** Set exercise **
Scan the data below for the string "this". Show every line where it turns up.

-- start of Data extract --

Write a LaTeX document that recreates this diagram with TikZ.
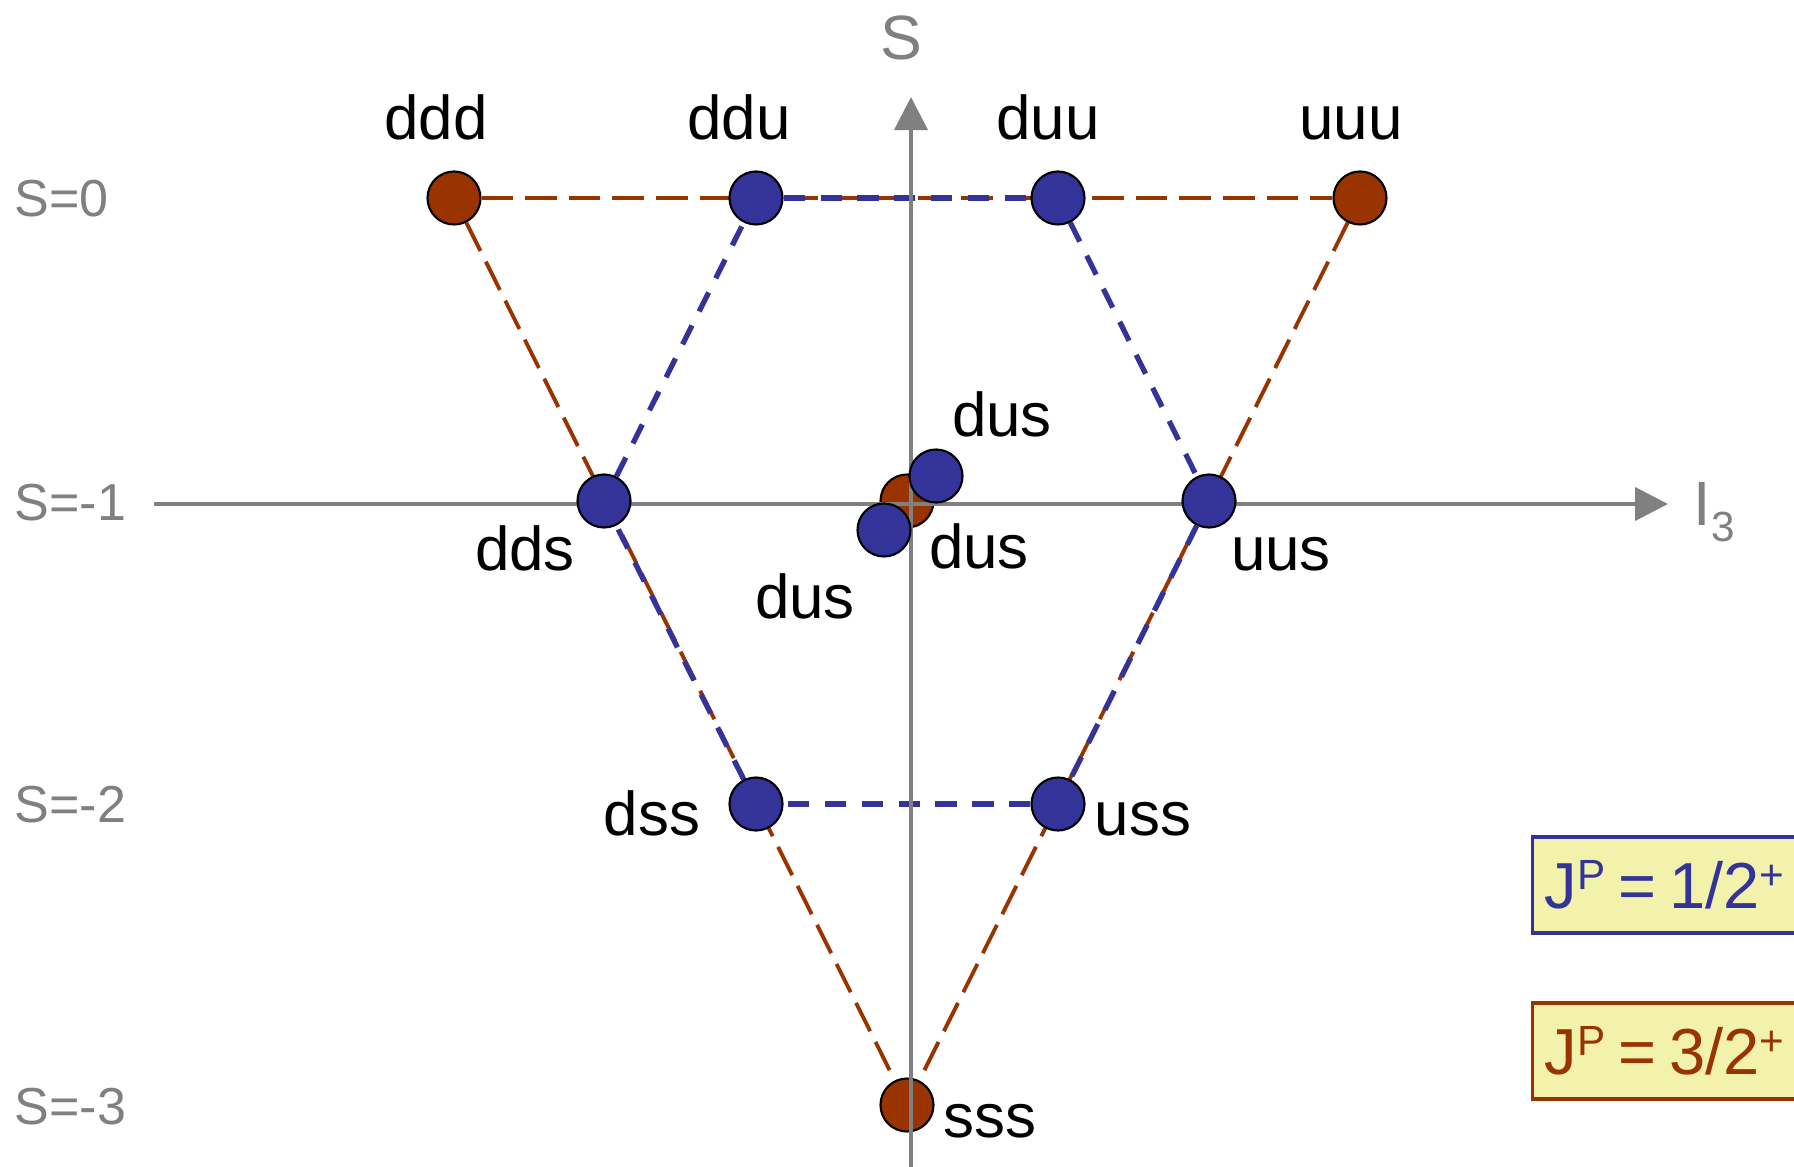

-- end of Data extract --
-- start of Data extract --

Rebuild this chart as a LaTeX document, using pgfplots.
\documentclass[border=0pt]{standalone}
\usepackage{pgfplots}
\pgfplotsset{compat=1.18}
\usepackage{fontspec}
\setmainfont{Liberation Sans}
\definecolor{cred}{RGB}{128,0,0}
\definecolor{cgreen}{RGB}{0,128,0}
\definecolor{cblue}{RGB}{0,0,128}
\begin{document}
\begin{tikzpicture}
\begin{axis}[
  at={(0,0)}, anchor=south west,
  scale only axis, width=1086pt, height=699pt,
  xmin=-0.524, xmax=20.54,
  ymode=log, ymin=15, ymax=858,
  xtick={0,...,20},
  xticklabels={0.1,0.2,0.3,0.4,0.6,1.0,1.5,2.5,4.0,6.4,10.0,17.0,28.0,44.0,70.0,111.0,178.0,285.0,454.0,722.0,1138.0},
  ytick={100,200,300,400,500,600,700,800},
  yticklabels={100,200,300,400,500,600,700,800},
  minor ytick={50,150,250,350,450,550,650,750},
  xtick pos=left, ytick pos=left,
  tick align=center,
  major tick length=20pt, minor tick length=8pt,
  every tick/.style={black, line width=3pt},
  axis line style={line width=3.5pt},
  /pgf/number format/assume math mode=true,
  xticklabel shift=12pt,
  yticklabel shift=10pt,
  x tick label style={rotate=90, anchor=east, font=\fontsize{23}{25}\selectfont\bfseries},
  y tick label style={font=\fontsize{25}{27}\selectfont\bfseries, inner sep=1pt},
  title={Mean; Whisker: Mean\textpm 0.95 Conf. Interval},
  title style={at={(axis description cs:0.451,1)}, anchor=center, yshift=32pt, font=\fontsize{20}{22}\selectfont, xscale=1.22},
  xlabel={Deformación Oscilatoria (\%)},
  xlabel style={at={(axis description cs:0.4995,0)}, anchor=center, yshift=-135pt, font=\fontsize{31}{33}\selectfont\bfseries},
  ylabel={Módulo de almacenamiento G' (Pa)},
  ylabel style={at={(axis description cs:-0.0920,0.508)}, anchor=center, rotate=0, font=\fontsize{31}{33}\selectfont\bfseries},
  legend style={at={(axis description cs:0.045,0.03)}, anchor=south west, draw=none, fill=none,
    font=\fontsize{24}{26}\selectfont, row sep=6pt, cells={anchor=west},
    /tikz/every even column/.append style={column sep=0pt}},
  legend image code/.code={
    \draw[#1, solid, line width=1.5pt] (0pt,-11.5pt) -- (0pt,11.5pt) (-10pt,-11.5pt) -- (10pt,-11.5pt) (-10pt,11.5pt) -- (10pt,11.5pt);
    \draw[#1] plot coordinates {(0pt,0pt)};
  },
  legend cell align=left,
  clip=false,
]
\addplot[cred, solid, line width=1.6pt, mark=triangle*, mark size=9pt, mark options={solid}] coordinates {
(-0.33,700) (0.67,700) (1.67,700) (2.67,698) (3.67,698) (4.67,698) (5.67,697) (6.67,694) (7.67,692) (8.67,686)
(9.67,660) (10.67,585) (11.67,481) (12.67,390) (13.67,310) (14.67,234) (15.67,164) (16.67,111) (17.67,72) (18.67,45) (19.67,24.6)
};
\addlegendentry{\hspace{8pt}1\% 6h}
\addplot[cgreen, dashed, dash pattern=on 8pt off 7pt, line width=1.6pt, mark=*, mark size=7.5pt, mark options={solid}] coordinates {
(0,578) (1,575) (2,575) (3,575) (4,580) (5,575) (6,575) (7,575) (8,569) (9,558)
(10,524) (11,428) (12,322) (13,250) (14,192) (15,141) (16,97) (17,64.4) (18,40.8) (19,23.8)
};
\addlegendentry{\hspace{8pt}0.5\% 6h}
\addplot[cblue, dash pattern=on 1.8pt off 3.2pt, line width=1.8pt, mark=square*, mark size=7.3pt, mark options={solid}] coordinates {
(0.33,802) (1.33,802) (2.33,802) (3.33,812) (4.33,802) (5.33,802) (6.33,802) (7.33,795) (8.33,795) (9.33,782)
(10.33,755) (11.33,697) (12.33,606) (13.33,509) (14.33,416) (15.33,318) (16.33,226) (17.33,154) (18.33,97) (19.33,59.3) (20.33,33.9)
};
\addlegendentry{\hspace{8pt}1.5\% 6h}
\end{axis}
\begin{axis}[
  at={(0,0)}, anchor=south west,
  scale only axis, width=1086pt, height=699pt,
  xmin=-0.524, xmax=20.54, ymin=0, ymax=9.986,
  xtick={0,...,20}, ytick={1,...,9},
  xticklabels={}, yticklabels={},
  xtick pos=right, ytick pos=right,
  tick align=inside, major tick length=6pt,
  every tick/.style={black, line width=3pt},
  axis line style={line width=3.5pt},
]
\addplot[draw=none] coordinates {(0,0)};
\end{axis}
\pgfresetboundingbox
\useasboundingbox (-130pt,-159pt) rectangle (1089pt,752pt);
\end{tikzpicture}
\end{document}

-- end of Data extract --

** Answer to the exercise **
Write a LaTeX document that recreates this diagram with TikZ.
Rebuild this chart as a LaTeX document, using pgfplots.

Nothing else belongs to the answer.